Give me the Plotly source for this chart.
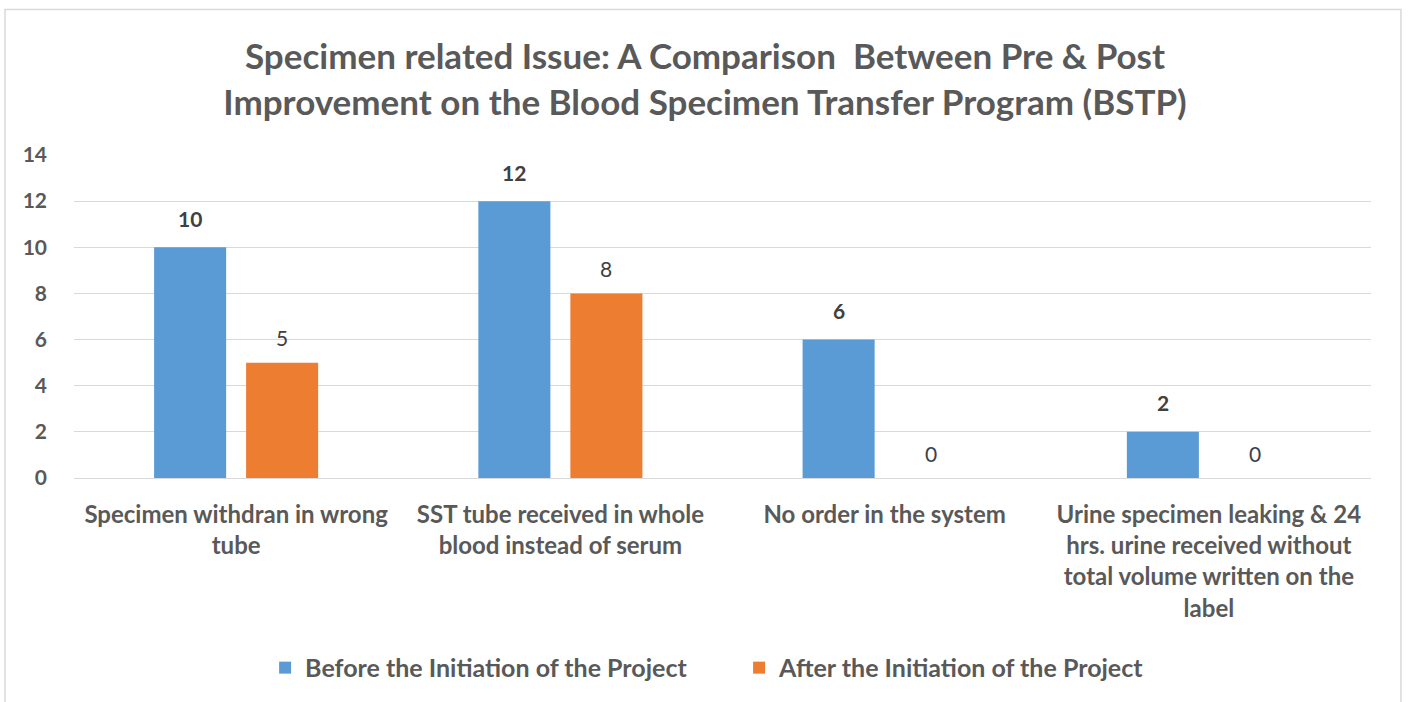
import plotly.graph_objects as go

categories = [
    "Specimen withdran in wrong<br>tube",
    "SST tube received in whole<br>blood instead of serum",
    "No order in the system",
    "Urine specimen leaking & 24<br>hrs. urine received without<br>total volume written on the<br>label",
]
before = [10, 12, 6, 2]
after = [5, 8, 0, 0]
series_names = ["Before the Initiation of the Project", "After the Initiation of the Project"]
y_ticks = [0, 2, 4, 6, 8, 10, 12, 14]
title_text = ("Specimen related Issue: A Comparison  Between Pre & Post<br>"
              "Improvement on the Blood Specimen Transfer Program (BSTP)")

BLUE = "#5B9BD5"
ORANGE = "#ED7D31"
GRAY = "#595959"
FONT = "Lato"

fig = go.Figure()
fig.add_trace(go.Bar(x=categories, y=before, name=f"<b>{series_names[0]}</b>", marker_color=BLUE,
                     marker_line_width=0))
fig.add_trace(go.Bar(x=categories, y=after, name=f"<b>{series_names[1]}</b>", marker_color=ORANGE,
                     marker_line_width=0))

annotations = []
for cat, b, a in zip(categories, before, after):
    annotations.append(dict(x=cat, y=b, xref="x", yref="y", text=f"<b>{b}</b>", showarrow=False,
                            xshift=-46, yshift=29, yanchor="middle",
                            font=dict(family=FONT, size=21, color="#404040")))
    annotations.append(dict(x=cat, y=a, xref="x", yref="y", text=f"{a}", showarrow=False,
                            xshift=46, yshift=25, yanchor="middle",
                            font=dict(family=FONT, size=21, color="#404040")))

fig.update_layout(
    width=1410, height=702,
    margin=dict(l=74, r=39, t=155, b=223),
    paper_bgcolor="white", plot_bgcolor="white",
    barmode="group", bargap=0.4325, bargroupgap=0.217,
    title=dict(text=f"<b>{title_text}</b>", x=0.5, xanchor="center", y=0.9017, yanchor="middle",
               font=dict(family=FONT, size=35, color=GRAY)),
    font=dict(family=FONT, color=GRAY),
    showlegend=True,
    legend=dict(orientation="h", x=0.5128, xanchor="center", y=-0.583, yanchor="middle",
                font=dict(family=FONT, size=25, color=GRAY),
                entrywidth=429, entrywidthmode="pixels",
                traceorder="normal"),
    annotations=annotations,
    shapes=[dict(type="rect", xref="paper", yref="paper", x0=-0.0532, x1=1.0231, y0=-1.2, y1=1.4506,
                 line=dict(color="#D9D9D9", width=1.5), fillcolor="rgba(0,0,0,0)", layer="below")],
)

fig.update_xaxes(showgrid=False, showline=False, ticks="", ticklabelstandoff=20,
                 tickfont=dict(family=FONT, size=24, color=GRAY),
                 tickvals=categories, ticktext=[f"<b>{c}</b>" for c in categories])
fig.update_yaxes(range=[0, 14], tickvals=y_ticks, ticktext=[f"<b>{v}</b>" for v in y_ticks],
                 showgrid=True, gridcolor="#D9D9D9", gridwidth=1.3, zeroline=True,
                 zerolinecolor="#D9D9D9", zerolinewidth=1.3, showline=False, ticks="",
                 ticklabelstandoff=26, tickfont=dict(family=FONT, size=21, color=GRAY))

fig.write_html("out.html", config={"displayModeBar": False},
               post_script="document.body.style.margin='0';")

**Problem to work on**
Return each line of the data, keeping its wording exact and omitting pictures.

**Written answer**
Give me the Plotly source for this chart.
import plotly.graph_objects as go

categories = [
    "Specimen withdran in wrong<br>tube",
    "SST tube received in whole<br>blood instead of serum",
    "No order in the system",
    "Urine specimen leaking & 24<br>hrs. urine received without<br>total volume written on the<br>label",
]
before = [10, 12, 6, 2]
after = [5, 8, 0, 0]
series_names = ["Before the Initiation of the Project", "After the Initiation of the Project"]
y_ticks = [0, 2, 4, 6, 8, 10, 12, 14]
title_text = ("Specimen related Issue: A Comparison  Between Pre & Post<br>"
              "Improvement on the Blood Specimen Transfer Program (BSTP)")

BLUE = "#5B9BD5"
ORANGE = "#ED7D31"
GRAY = "#595959"
FONT = "Lato"

fig = go.Figure()
fig.add_trace(go.Bar(x=categories, y=before, name=f"<b>{series_names[0]}</b>", marker_color=BLUE,
                     marker_line_width=0))
fig.add_trace(go.Bar(x=categories, y=after, name=f"<b>{series_names[1]}</b>", marker_color=ORANGE,
                     marker_line_width=0))

annotations = []
for cat, b, a in zip(categories, before, after):
    annotations.append(dict(x=cat, y=b, xref="x", yref="y", text=f"<b>{b}</b>", showarrow=False,
                            xshift=-46, yshift=29, yanchor="middle",
                            font=dict(family=FONT, size=21, color="#404040")))
    annotations.append(dict(x=cat, y=a, xref="x", yref="y", text=f"{a}", showarrow=False,
                            xshift=46, yshift=25, yanchor="middle",
                            font=dict(family=FONT, size=21, color="#404040")))

fig.update_layout(
    width=1410, height=702,
    margin=dict(l=74, r=39, t=155, b=223),
    paper_bgcolor="white", plot_bgcolor="white",
    barmode="group", bargap=0.4325, bargroupgap=0.217,
    title=dict(text=f"<b>{title_text}</b>", x=0.5, xanchor="center", y=0.9017, yanchor="middle",
               font=dict(family=FONT, size=35, color=GRAY)),
    font=dict(family=FONT, color=GRAY),
    showlegend=True,
    legend=dict(orientation="h", x=0.5128, xanchor="center", y=-0.583, yanchor="middle",
                font=dict(family=FONT, size=25, color=GRAY),
                entrywidth=429, entrywidthmode="pixels",
                traceorder="normal"),
    annotations=annotations,
    shapes=[dict(type="rect", xref="paper", yref="paper", x0=-0.0532, x1=1.0231, y0=-1.2, y1=1.4506,
                 line=dict(color="#D9D9D9", width=1.5), fillcolor="rgba(0,0,0,0)", layer="below")],
)

fig.update_xaxes(showgrid=False, showline=False, ticks="", ticklabelstandoff=20,
                 tickfont=dict(family=FONT, size=24, color=GRAY),
                 tickvals=categories, ticktext=[f"<b>{c}</b>" for c in categories])
fig.update_yaxes(range=[0, 14], tickvals=y_ticks, ticktext=[f"<b>{v}</b>" for v in y_ticks],
                 showgrid=True, gridcolor="#D9D9D9", gridwidth=1.3, zeroline=True,
                 zerolinecolor="#D9D9D9", zerolinewidth=1.3, showline=False, ticks="",
                 ticklabelstandoff=26, tickfont=dict(family=FONT, size=21, color=GRAY))

fig.write_html("out.html", config={"displayModeBar": False},
               post_script="document.body.style.margin='0';")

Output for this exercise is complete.